Since Thursday evening last week, it has been absolutely non-stop! I spent the weekend in Birmingham, a city I love for its energy, friendliness and genuine multi-culturalism: ignore the naysayers who deride the place... It is WELL worth a visit.

The reason for visiting Birmingham this time was for a board meeting of the Association for Contemporary Jewellery, roughly the UK equivalent of SNAG, albeit on a slightly smaller scale. The meeting was held in the Jewellery School in the city and gave me the chance to catch up with Yi Liu again and see what he has been making in his role as Artist-in-Residence at the school, a post he has taken up since we last met:

Yi Liu


His work is less figurative than before and more abstract, but still very detailed and dark. I also saw some fascinating works by his colleague, fellow Artist-in-Residence, Rachael Colley, who makes fascinating works from precious materials and dried meat and blood:

Rachael Colley


The meeting was very constructive and loads of work was done to further the ACJ.
After the meeting, I went out with James to eat some Ethiopian food in the very odd little restaurant we found some time back. (Both times we have visited, we've been the only people in there!) The staff are lovely and the food is cheap and good. He's just back from St. Petersburg, which sounds fascinating.

On Saturday, I decided it was time to socialise a bit and met up with yet another fellow jeweller, Miriam Rowe, an American living and working in Birmingham. After a very leisurely lunch - at the eternal and brilliant Cafe Soya - we went to the Jewellery Quarter in the city to have a look at her studio in the Designspace project:

Designspace Workshops


This is a fantastic initiative by the City Council to encourage recent graduates to become more business-aware and to offer them workshop spaces where they can develop their materials with guidance from business support people, including marketing and accounts. All very useful. It is such a great pity that this type of initiative is not duplicated in other cities.
Miriam is working on some new pieces just now, as you can see from her bench:

New Work By Miriam Rowe


And she is in an environment where she is surrounded by very, very creative and exciting people, such as Natalie Salisbury, the work of whom I think is quite brilliant:

Natalie Salisbury 2


I'm a sucker for a bit of complex piercing!
After the studio visit, we wandered around the jewellery quarter for a bit, looking in some of the open studios which were available to view on that day but the whole quarter was disappointingly quiet. It strikes me that if Birmingham were really serious about promoting new talent - and I think that they probably are - they should get rid of all the pedlars of Chinese mass-produced jewellery from the quarter and force it to concentrate on handmade, specialist and unique work: it is very sad that people are deceived by dishonest advertising into thinking that everything bought in the jewellery quarter was also made there...

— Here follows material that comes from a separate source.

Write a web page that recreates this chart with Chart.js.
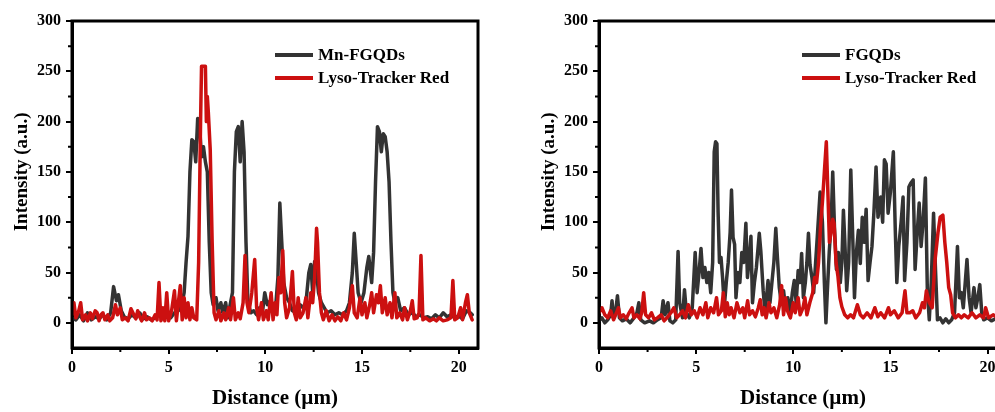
<!DOCTYPE html>
<html>
<head>
<meta charset="utf-8">
<script src="https://cdn.jsdelivr.net/npm/chart.js@4.4.0/dist/chart.umd.min.js"></script>
<style>
  body { margin:0; width:995px; height:412px; overflow:hidden; position:relative; background:#fff; font-family:"Liberation Serif", serif; }
  .box { position:absolute; top:0; height:412px; }
  .lg { position:absolute; font-weight:bold; font-size:17px; color:#000; }
  .lg div { height:23px; line-height:23px; white-space:nowrap; }
  .lg span { display:inline-block; width:38px; height:4px; vertical-align:middle; margin-right:5px; position:relative; top:-1px; }
</style>
</head>
<body>

<div class="box" style="left:0;width:495px"><canvas id="leftChart"></canvas></div>
<div class="box" style="left:527px;width:497px"><canvas id="rightChart"></canvas></div>

<div class="lg" style="left:275px;top:43px">
  <div><span style="background:#333"></span>Mn-FGQDs</div>
  <div><span style="background:#cc1010"></span>Lyso-Tracker Red</div>
</div>
<div class="lg" style="left:802px;top:43px">
  <div><span style="background:#333"></span>FGQDs</div>
  <div><span style="background:#cc1010"></span>Lyso-Tracker Red</div>
</div>

<script>
// ### DATA (distance in µm, intensity in a.u.) ###

const xTicks = [0, 5, 10, 15, 20];
const yTicks = [0, 50, 100, 150, 200, 250, 300];
const xMinor = [2.5, 7.5, 12.5, 17.5];
const yMinor = [25, 75, 125, 175, 225, 275];

// left panel - Mn-FGQDs
const mnFGQDs = [[0,5],[0.2,3],[0.4,8],[0.6,2],[0.8,10],[1.0,3],[1.2,6],[1.4,4],[1.6,8],[1.8,3],[2.0,10],[2.15,36],[2.3,22],[2.4,28],[2.55,12],[2.7,6],[2.9,4],[3.1,8],[3.3,5],[3.5,10],[3.7,4],[3.9,6],[4.1,3],[4.3,5],[4.5,8],[4.7,4],[4.9,6],[5.1,5],[5.3,10],[5.5,12],[5.7,20],[5.8,30],[5.9,60],[6.0,86],[6.1,150],[6.2,182],[6.3,180],[6.4,160],[6.5,203],[6.6,195],[6.7,165],[6.8,175],[6.9,160],[7.0,150],[7.1,80],[7.2,30],[7.3,18],[7.45,25],[7.55,12],[7.7,20],[7.8,10],[7.95,20],[8.05,5],[8.15,15],[8.3,30],[8.4,150],[8.5,190],[8.6,195],[8.7,160],[8.8,200],[8.9,170],[9.0,80],[9.1,20],[9.25,10],[9.4,12],[9.55,8],[9.7,15],[9.85,10],[9.97,30],[10.1,18],[10.25,22],[10.4,8],[10.55,20],[10.65,45],[10.75,119],[10.85,80],[10.95,40],[11.1,25],[11.25,20],[11.4,12],[11.6,10],[11.8,18],[11.95,15],[12.1,20],[12.25,50],[12.35,58],[12.45,30],[12.55,61],[12.65,50],[12.75,30],[12.9,20],[13.05,15],[13.2,10],[13.4,12],[13.6,8],[13.8,10],[14.0,8],[14.2,12],[14.35,20],[14.5,50],[14.6,89],[14.7,60],[14.8,30],[14.95,20],[15.1,30],[15.25,55],[15.35,66],[15.5,40],[15.6,70],[15.7,140],[15.8,195],[15.9,190],[16.0,170],[16.1,188],[16.2,185],[16.3,170],[16.4,140],[16.5,80],[16.6,30],[16.7,20],[16.85,25],[17.0,12],[17.2,15],[17.4,8],[17.6,10],[17.8,6],[18.0,8],[18.2,5],[18.4,6],[18.6,4],[18.8,8],[19.0,5],[19.2,10],[19.4,6],[19.6,8],[19.8,5],[20.0,7],[20.2,4],[20.4,12],[20.6,10],[20.7,8]];

// left panel - Lyso-Tracker Red
const lysoLeft = [[0,8],[0.1,20],[0.2,5],[0.35,12],[0.45,20],[0.55,3],[0.7,8],[0.8,2],[0.95,10],[1.05,4],[1.2,12],[1.3,10],[1.4,2],[1.5,8],[1.6,10],[1.7,3],[1.85,8],[1.95,2],[2.1,5],[2.25,18],[2.35,8],[2.5,15],[2.6,3],[2.75,5],[2.9,2],[3.05,14],[3.15,10],[3.3,4],[3.4,12],[3.5,6],[3.6,2],[3.75,10],[3.85,3],[4.0,5],[4.15,2],[4.3,8],[4.4,3],[4.5,40],[4.6,2],[4.7,15],[4.8,2],[4.9,30],[5.0,2],[5.15,12],[5.3,32],[5.4,2],[5.5,20],[5.6,37],[5.7,3],[5.8,25],[5.9,5],[6.0,20],[6.1,3],[6.2,15],[6.3,5],[6.45,3],[6.55,60],[6.65,200],[6.7,255],[6.8,255],[6.9,255],[6.95,200],[7.0,225],[7.05,210],[7.15,172],[7.25,80],[7.35,10],[7.45,3],[7.6,12],[7.7,2],[7.85,10],[7.95,3],[8.1,15],[8.2,3],[8.35,25],[8.45,3],[8.6,10],[8.7,4],[8.85,20],[8.95,67],[9.05,20],[9.15,10],[9.3,30],[9.45,63],[9.55,15],[9.65,3],[9.8,20],[9.9,3],[10.05,12],[10.15,3],[10.3,30],[10.4,3],[10.5,20],[10.6,8],[10.7,45],[10.8,30],[10.9,72],[11.0,20],[11.1,5],[11.25,15],[11.4,51],[11.5,10],[11.6,3],[11.7,25],[11.8,5],[11.95,10],[12.1,25],[12.2,5],[12.35,30],[12.45,20],[12.55,45],[12.65,94],[12.7,80],[12.8,30],[12.9,10],[13.0,3],[13.15,12],[13.3,2],[13.45,8],[13.6,2],[13.75,6],[13.9,2],[14.05,10],[14.2,3],[14.35,15],[14.5,37],[14.6,10],[14.75,5],[14.9,25],[15.0,8],[15.15,20],[15.25,5],[15.4,18],[15.5,30],[15.6,10],[15.75,28],[15.85,20],[15.95,37],[16.05,10],[16.2,25],[16.3,8],[16.45,20],[16.55,5],[16.7,30],[16.8,5],[16.95,10],[17.1,3],[17.2,15],[17.35,3],[17.5,12],[17.6,22],[17.7,4],[17.85,5],[17.95,10],[18.05,67],[18.15,3],[18.3,5],[18.5,2],[18.7,4],[18.85,2],[19.0,5],[19.2,2],[19.4,3],[19.6,5],[19.7,42],[19.8,3],[19.95,5],[20.1,15],[20.2,3],[20.35,20],[20.45,28],[20.55,10],[20.7,3]];

// right panel - FGQDs
const fGQDs = [[0,2],[0.15,5],[0.3,0],[0.45,3],[0.6,8],[0.67,22],[0.75,5],[0.85,10],[0.95,27],[1.05,5],[1.2,2],[1.4,4],[1.6,0],[1.8,5],[1.95,10],[2.05,20],[2.15,3],[2.35,0],[2.6,2],[2.8,0],[3.0,3],[3.2,5],[3.3,22],[3.4,8],[3.55,20],[3.65,2],[3.8,0],[3.95,3],[4.07,71],[4.15,20],[4.3,5],[4.4,33],[4.5,10],[4.65,5],[4.8,15],[4.95,70],[5.05,30],[5.15,50],[5.25,74],[5.35,45],[5.45,55],[5.55,40],[5.65,50],[5.75,30],[5.85,60],[5.93,170],[6.0,180],[6.07,178],[6.13,110],[6.2,60],[6.28,65],[6.36,45],[6.45,16],[6.55,40],[6.65,60],[6.75,90],[6.82,132],[6.9,85],[6.98,78],[7.05,25],[7.15,50],[7.25,40],[7.35,70],[7.45,60],[7.56,99],[7.64,45],[7.72,60],[7.82,86],[7.9,20],[8.0,40],[8.1,55],[8.25,89],[8.33,71],[8.45,32],[8.55,10],[8.7,42],[8.8,20],[8.9,40],[9.0,60],[9.1,94],[9.18,66],[9.28,35],[9.38,20],[9.5,32],[9.6,15],[9.72,25],[9.85,10],[9.95,30],[10.05,42],[10.15,20],[10.25,52],[10.35,40],[10.43,69],[10.52,25],[10.62,40],[10.7,60],[10.78,89],[10.86,58],[10.96,45],[11.05,30],[11.15,60],[11.25,90],[11.38,130],[11.5,100],[11.6,40],[11.68,0],[11.75,30],[11.85,70],[11.95,100],[12.03,150],[12.12,95],[12.22,53],[12.32,70],[12.42,40],[12.5,60],[12.58,112],[12.65,82],[12.75,32],[12.85,60],[12.96,152],[13.05,92],[13.15,25],[13.25,70],[13.35,92],[13.45,59],[13.55,105],[13.65,80],[13.75,113],[13.85,42],[13.95,60],[14.05,76],[14.15,110],[14.26,155],[14.36,105],[14.5,125],[14.6,100],[14.69,162],[14.78,158],[14.88,109],[15.0,130],[15.15,170],[15.25,92],[15.33,40],[15.43,76],[15.55,100],[15.65,125],[15.73,42],[15.85,80],[15.95,135],[16.05,139],[16.17,142],[16.27,53],[16.38,90],[16.48,119],[16.58,76],[16.68,100],[16.8,144],[16.9,32],[17.0,3],[17.1,40],[17.22,109],[17.32,53],[17.42,3],[17.55,5],[17.7,0],[17.85,4],[18.0,0],[18.15,3],[18.3,10],[18.45,76],[18.55,25],[18.65,30],[18.75,15],[18.85,40],[18.94,63],[19.05,25],[19.15,10],[19.3,35],[19.4,15],[19.5,25],[19.6,38],[19.7,10],[19.8,3],[20.0,5],[20.2,2],[20.5,5],[20.8,3]];

// right panel - Lyso-Tracker Red
const lysoRight = [[0,10],[0.15,15],[0.3,8],[0.45,5],[0.6,12],[0.75,3],[0.9,10],[1.0,15],[1.1,5],[1.25,8],[1.4,4],[1.55,10],[1.7,15],[1.8,5],[1.95,8],[2.1,4],[2.2,10],[2.3,30],[2.4,8],[2.55,5],[2.7,10],[2.85,3],[3.0,5],[3.2,8],[3.35,2],[3.5,5],[3.7,10],[3.85,15],[4.0,5],[4.15,8],[4.3,12],[4.45,5],[4.6,18],[4.75,8],[4.9,12],[5.05,5],[5.2,15],[5.35,8],[5.5,20],[5.6,5],[5.75,15],[5.9,10],[6.05,25],[6.15,8],[6.3,12],[6.4,30],[6.5,6],[6.6,20],[6.7,8],[6.8,15],[6.95,5],[7.1,20],[7.25,10],[7.4,15],[7.5,5],[7.65,22],[7.75,8],[7.9,12],[8.05,6],[8.2,15],[8.3,23],[8.4,8],[8.5,15],[8.6,5],[8.75,20],[8.85,10],[9.0,15],[9.15,5],[9.3,18],[9.4,37],[9.5,8],[9.6,25],[9.7,12],[9.85,5],[10.0,20],[10.1,10],[10.25,25],[10.35,8],[10.5,15],[10.6,25],[10.7,8],[10.85,20],[11.0,30],[11.1,45],[11.2,40],[11.3,60],[11.4,95],[11.5,120],[11.6,150],[11.7,180],[11.78,130],[11.86,80],[11.95,90],[12.03,103],[12.1,99],[12.2,60],[12.3,46],[12.4,25],[12.5,16],[12.65,8],[12.8,5],[12.95,8],[13.1,5],[13.3,18],[13.45,8],[13.6,5],[13.8,10],[14.0,5],[14.2,15],[14.35,6],[14.5,10],[14.7,5],[14.9,15],[15.0,8],[15.2,12],[15.4,5],[15.6,10],[15.75,32],[15.85,10],[16.0,10],[16.15,12],[16.3,5],[16.5,10],[16.65,20],[16.75,15],[16.85,32],[17.0,20],[17.15,15],[17.3,63],[17.45,90],[17.56,105],[17.7,107],[17.8,80],[17.9,60],[18.0,35],[18.1,28],[18.2,10],[18.35,5],[18.5,8],[18.65,5],[18.8,8],[19.0,5],[19.2,10],[19.4,5],[19.6,8],[19.8,5],[19.9,15],[20.05,5],[20.3,8],[20.5,5],[20.8,8]];


// ### STYLE ###

const dark = '#333333';
const red = '#cc1010';
const serif = '"Liberation Serif", "Times New Roman", serif';

// frame (top/right border), minor ticks and the y title
const framePlugin = {
  id: 'frame',
  afterDraw(chart) {
    const ctx = chart.ctx;
    const a = chart.chartArea;
    const sx = chart.scales.x, sy = chart.scales.y;
    ctx.save();
    ctx.strokeStyle = '#000';
    ctx.lineWidth = 3;
    ctx.strokeRect(a.left, a.top, a.right - a.left, a.bottom - a.top);

    ctx.lineWidth = 2;
    ctx.beginPath();
    yMinor.forEach(function(v) {
      const y = sy.getPixelForValue(v);
      ctx.moveTo(a.left - 4, y);
      ctx.lineTo(a.left, y);
    });
    xMinor.forEach(function(v) {
      const x = sx.getPixelForValue(v);
      ctx.moveTo(x, a.bottom);
      ctx.lineTo(x, a.bottom + 4);
    });
    ctx.stroke();

    ctx.translate(22, sy.getPixelForValue(150));
    ctx.rotate(-Math.PI / 2);
    ctx.fillStyle = '#000';
    ctx.font = 'bold 19px ' + serif;
    ctx.textAlign = 'center';
    ctx.textBaseline = 'middle';
    ctx.fillText('Intensity (a.u.)', 0, 0);
    ctx.restore();
  }
};

function makeChart(id, darkData, redData) {
  return new Chart(document.getElementById(id), {
    type: 'line',
    data: {
      datasets: [{
        data: darkData.map(p => ({x: p[0], y: p[1]})),
        borderColor: dark,
        borderWidth: 3.5,
        borderJoinStyle: 'round',
        borderCapStyle: 'round',
        pointRadius: 0,
        tension: 0,
        order: 2
      }, {
        data: redData.map(p => ({x: p[0], y: p[1]})),
        borderColor: red,
        borderWidth: 3.5,
        borderJoinStyle: 'round',
        borderCapStyle: 'round',
        pointRadius: 0,
        tension: 0,
        order: 1
      }]
    },
    options: {
      responsive: true,
      maintainAspectRatio: false,
      animation: false,
      layout: { padding: { top: 21, right: 17, left: 0, bottom: 0 } },
      plugins: { legend: { display: false }, tooltip: { enabled: false } },
      scales: {
        x: {
          type: 'linear',
          min: 0,
          max: 21,
          afterBuildTicks: s => { s.ticks = xTicks.map(v => ({value: v})); },
          afterFit: s => { s.height = 64; },
          ticks: { autoSkip: false, color: '#000', padding: 4, font: { family: serif, size: 16, weight: 'bold' } },
          grid: { drawOnChartArea: false, drawTicks: true, tickLength: 6, color: '#000', lineWidth: 2 },
          border: { display: true, color: '#000', width: 3 },
          title: { display: true, text: 'Distance (µm)', color: '#000', padding: { top: 0, bottom: 1 },
                   font: { family: serif, size: 21, weight: 'bold' } }
        },
        y: {
          min: -25,
          max: 300,
          afterBuildTicks: s => { s.ticks = yTicks.map(v => ({value: v})); },
          afterFit: s => { s.width = 72; },
          ticks: { autoSkip: false, color: '#000', padding: 5, font: { family: serif, size: 16, weight: 'bold' } },
          grid: { drawOnChartArea: false, drawTicks: true, tickLength: 6, color: '#000', lineWidth: 2 },
          border: { display: true, color: '#000', width: 3 }
        }
      }
    },
    plugins: [framePlugin]
  });
}

const leftChart = makeChart('leftChart', mnFGQDs, lysoLeft);
const rightChart = makeChart('rightChart', fGQDs, lysoRight);
</script>
</body>
</html>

In between all this, I spent loads of time taking photographs which can be seen here, if you are really interested!



Since arriving back on Sunday evening, I've done a bit more work on "A Forest".
I finally managed to get the boss for the base of the main "theatre" milled out and cast. This has been a terrible pain as I couldn't quite get it to mill properly, due to the flexibility of the wax and the very thin leaves, but it finally worked:

A Forest (WIP) - 46


A Forest (WIP) - 45


I think that this makes the piece look much more balanced.
The lid is now on the inner box, which will hide the way in which the inner box fits into the outer box and has been decorated with applied silver and gold leaves:

A Forest (WIP) - 47


Finally, I managed to get some of the intermediate layers cut, one from some scrap galvanised steel, one from an old nickel electrode:

A Forest (WIP) - 49


I've started work on the chain now and can see it at last shaping up as I had imagined it!


Hope that I can get away this weekend as planned. Not wanting to be stuck in miserable glasgow over a long weekend, unable to access the workshops due to bank holidays.